Hackers target French presidential candidate just before election

equifax hack
Dmitry Tishchenko/123RF
Just two days prior to the presidential election in France, approximately nine gigabytes of hacked data related to centrist candidate Emmanuel Macron was published on Pastebin earlier today. In addition to email correspondence from professional and personal accounts, and financial documents, the anonymous user that dumped the data mixed in a collection of fake documents, possibly in an attempt to confuse voters prior to the election.

Releasing a statement about the hack, a representative for Macron’s political movement En Marche! said “The En Marche! Movement has been the victim of a massive and coordinated hack this evening which has given rise to the diffusion on social media of various internal information. The seriousness of this event is certain and we shall not tolerate that the vital interests of democracy be put at risk.”

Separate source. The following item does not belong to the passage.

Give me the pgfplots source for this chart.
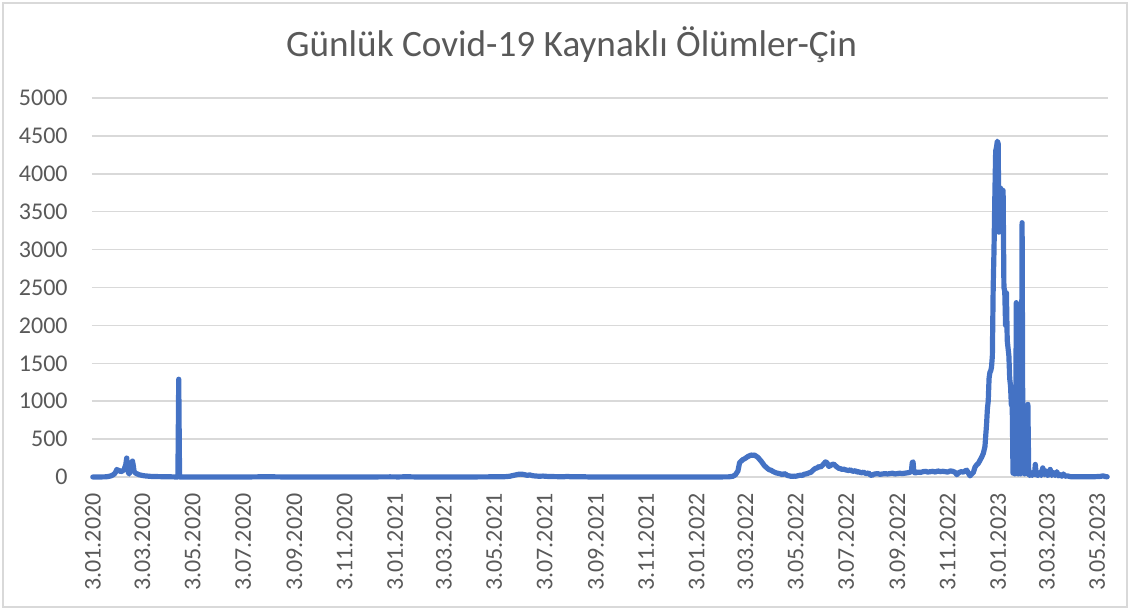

The leaked data appeared online late Friday night, specifically after the cutoff time which French candidates are barred from continued campaigning. Different from the United States, that ban continues until polls close on late Sunday evening.

The French presidential election commission announced that the media should be wary of publishing specific details about the hacked emails. The agency warned that publishing the information could potentially lead to criminal charges. The group is expected to meet on Saturday to further discuss the hacked data.

While the email hack is suspiciously similar to hacking activities that occurred during the U.S. presidential election, the impact of the email release is unlikely to alter the course of the French election due to the short time period left before the day when votes are to be cast. At this time, Macron is holding a sizable lead over far-right challenger Marine Le Pen. Recent polling indicates that Macron is leading Le Pen by more than 25 points, specifically attracting 63 percent of the vote over Le Pen’s 37 percent.